● TASK DETAILS: In the listing below, locate the lines that hold "this" and copy them.

________

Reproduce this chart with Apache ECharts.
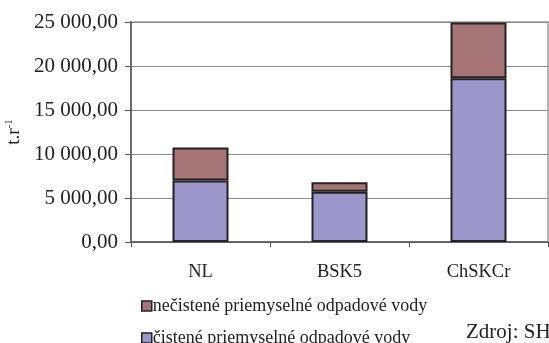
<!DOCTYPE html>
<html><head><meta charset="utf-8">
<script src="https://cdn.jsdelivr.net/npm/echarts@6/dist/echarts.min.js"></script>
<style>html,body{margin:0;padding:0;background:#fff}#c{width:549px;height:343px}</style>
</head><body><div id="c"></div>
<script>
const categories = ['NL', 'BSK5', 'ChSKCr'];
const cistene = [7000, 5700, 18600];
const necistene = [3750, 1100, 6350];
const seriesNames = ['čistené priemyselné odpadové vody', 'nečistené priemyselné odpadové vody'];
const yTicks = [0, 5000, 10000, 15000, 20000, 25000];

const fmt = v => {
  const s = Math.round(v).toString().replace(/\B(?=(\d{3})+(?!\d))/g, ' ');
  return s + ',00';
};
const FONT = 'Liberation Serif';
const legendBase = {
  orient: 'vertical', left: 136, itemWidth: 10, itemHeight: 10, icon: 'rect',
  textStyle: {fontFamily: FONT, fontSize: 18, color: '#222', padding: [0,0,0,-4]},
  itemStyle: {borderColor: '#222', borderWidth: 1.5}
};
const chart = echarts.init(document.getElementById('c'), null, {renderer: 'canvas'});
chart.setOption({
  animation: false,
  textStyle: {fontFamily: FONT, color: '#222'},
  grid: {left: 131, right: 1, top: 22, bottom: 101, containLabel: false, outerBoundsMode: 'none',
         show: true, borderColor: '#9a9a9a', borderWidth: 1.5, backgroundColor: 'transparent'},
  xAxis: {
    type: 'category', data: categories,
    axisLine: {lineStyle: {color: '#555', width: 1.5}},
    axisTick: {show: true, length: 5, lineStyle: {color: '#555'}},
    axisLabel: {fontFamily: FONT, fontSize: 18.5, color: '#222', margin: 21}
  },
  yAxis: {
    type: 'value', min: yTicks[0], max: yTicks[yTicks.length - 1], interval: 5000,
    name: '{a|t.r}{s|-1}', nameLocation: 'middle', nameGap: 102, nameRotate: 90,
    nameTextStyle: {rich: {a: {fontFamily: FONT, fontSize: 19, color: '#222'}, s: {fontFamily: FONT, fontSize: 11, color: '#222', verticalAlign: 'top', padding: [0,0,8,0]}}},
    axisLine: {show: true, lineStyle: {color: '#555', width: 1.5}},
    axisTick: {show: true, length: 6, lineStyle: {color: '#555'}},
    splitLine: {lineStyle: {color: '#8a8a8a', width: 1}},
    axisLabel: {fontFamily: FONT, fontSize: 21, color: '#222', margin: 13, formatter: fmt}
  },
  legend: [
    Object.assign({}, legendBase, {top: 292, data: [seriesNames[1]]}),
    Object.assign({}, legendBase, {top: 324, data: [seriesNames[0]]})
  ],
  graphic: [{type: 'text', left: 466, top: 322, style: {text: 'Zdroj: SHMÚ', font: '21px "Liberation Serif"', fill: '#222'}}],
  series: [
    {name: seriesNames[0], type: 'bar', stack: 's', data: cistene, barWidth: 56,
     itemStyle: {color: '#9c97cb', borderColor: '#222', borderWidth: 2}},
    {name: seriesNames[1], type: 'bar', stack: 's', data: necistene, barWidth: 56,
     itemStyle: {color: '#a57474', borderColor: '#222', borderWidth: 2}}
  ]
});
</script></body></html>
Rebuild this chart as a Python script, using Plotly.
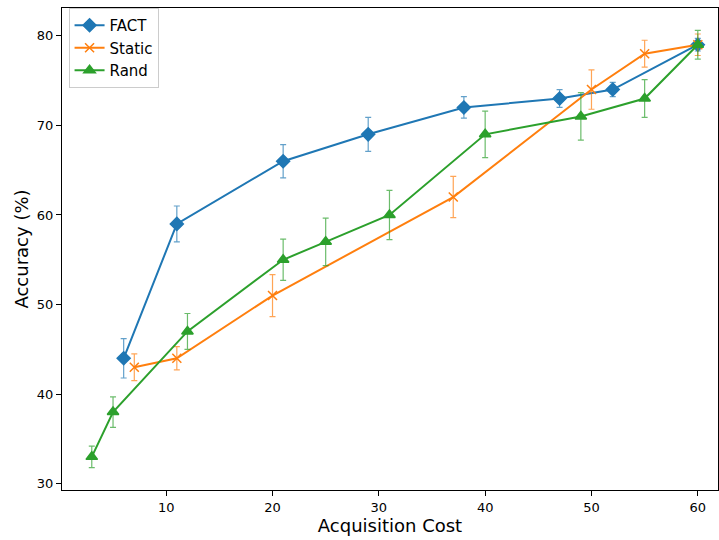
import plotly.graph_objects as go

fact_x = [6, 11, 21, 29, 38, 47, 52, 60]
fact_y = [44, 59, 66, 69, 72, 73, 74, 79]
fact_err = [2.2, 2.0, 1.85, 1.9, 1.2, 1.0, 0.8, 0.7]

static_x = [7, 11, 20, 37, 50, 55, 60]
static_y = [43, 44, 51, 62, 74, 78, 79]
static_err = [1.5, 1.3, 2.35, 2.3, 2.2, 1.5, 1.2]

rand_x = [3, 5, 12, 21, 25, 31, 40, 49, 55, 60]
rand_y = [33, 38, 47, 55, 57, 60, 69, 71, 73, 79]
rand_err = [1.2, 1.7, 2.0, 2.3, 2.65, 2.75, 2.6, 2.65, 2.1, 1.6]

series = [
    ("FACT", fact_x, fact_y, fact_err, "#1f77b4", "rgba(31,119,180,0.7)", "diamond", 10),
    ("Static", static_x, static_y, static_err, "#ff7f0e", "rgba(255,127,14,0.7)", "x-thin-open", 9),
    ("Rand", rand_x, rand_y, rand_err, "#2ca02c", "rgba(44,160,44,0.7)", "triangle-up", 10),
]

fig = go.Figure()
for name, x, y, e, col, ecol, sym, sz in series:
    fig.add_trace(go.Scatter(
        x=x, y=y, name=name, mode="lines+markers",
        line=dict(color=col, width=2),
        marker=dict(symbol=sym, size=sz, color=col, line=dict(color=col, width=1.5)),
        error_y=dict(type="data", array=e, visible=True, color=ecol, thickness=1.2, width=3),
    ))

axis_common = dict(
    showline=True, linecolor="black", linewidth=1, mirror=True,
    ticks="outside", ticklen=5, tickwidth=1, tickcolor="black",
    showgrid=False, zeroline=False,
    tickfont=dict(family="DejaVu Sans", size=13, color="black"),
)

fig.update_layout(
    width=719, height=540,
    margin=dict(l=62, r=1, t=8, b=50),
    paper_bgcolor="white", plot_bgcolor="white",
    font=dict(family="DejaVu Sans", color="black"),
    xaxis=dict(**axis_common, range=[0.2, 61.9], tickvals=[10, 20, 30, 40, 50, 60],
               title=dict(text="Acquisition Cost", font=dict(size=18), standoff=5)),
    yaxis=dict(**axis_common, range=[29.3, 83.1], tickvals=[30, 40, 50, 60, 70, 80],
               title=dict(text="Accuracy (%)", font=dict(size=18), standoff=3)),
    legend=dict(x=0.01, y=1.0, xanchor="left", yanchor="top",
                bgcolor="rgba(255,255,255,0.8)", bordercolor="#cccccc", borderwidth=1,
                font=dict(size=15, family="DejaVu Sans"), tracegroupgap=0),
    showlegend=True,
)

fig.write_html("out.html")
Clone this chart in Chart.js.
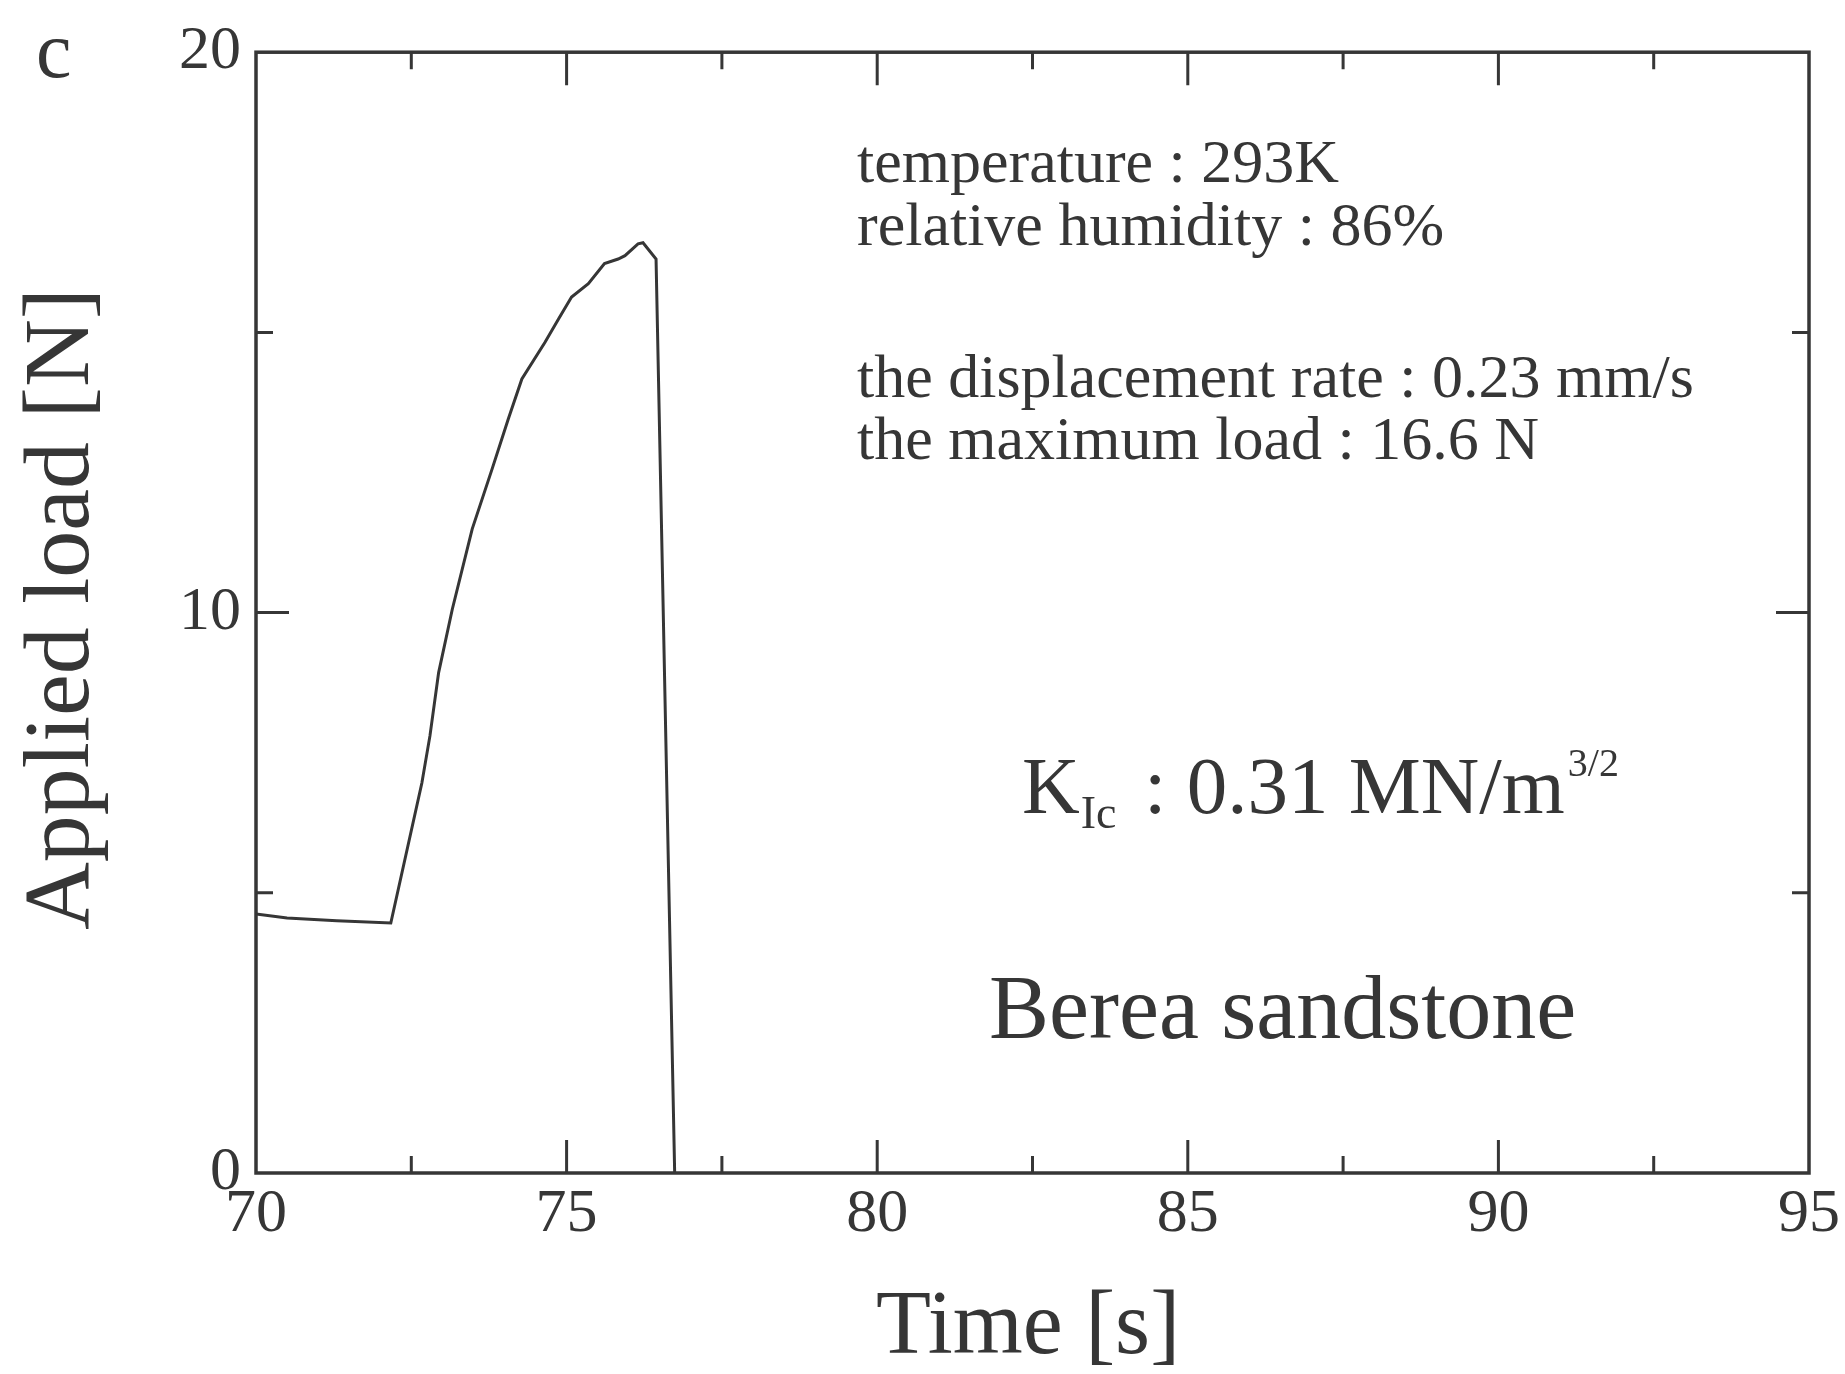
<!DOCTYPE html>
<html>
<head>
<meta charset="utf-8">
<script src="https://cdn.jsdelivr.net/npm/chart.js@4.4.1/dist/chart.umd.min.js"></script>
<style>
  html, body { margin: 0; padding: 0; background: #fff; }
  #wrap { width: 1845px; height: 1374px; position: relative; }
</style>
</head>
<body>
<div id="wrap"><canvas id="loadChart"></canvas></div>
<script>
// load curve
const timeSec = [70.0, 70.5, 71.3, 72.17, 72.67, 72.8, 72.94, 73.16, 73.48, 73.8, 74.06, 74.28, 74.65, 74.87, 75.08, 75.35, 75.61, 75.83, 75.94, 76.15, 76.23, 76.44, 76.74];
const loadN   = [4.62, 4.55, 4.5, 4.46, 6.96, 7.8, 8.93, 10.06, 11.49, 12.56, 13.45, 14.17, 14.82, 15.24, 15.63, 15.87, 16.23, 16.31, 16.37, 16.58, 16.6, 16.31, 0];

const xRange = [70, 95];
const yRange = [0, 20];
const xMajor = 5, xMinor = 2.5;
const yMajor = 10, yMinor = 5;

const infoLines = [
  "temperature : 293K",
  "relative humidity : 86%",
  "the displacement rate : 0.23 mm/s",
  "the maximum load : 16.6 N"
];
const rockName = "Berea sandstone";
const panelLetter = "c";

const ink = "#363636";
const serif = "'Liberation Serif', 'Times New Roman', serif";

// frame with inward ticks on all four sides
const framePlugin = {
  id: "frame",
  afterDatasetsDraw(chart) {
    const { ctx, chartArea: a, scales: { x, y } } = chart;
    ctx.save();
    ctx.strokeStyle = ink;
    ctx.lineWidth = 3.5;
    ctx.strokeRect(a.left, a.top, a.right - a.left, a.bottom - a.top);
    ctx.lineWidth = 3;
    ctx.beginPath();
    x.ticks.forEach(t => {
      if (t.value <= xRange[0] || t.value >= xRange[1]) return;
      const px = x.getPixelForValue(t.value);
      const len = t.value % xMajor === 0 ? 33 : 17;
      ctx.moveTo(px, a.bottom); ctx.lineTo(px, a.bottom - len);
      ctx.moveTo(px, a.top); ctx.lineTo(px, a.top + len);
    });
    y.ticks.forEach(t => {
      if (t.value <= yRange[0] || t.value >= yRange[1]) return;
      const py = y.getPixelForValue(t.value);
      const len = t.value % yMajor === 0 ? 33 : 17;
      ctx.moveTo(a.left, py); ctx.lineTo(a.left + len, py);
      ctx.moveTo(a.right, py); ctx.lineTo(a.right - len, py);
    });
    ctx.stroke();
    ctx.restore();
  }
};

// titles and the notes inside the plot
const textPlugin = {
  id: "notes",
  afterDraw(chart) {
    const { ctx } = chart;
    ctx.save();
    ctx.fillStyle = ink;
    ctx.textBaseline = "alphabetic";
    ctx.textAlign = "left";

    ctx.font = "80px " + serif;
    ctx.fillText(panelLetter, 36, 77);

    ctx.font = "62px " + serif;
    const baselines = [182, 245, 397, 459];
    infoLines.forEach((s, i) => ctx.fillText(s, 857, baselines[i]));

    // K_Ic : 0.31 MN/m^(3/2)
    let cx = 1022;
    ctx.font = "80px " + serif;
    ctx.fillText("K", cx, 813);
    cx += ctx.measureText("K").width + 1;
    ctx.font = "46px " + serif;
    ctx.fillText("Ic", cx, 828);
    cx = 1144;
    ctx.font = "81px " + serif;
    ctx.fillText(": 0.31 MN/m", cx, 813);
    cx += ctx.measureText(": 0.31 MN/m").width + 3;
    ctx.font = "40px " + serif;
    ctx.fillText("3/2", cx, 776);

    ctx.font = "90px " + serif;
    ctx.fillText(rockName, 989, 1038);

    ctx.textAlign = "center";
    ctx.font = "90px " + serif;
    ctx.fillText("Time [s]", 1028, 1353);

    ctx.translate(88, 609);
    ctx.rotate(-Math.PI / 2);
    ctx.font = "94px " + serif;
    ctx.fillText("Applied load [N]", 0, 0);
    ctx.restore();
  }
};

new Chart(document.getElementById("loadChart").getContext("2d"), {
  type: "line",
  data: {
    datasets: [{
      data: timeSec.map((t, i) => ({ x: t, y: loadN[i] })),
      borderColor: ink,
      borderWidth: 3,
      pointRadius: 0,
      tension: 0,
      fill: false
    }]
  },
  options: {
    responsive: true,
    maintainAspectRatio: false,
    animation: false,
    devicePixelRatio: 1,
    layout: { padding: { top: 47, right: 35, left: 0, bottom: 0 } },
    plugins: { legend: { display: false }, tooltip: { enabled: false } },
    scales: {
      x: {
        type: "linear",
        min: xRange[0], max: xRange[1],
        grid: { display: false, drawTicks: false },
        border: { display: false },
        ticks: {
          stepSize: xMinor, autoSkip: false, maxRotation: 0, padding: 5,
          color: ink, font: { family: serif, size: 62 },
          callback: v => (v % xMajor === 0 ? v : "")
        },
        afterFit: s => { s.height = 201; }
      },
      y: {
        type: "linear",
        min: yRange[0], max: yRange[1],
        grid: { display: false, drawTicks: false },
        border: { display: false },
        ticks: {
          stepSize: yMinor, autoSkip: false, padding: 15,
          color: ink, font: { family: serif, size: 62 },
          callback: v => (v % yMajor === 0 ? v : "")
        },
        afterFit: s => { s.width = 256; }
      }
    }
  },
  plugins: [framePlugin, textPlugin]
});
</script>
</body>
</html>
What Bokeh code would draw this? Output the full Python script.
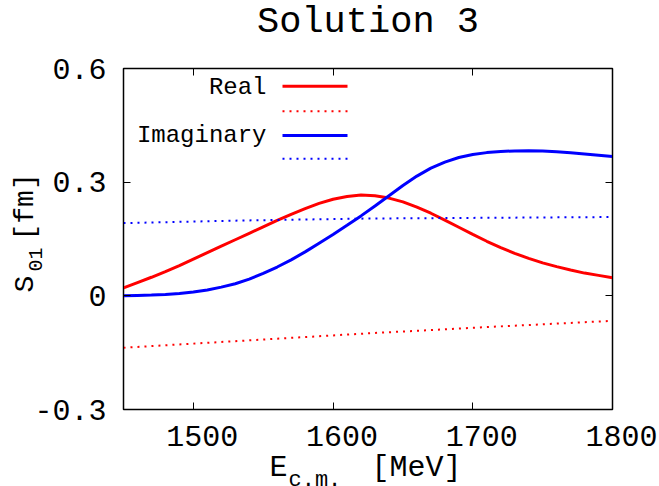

________

● FULL SOLUTION:
Reproduce this chart with Apache ECharts.
Rebuild this chart as a Python script, using Plotly.
Clone this chart in Chart.js.
What Bokeh code would draw this? Output the full Python script.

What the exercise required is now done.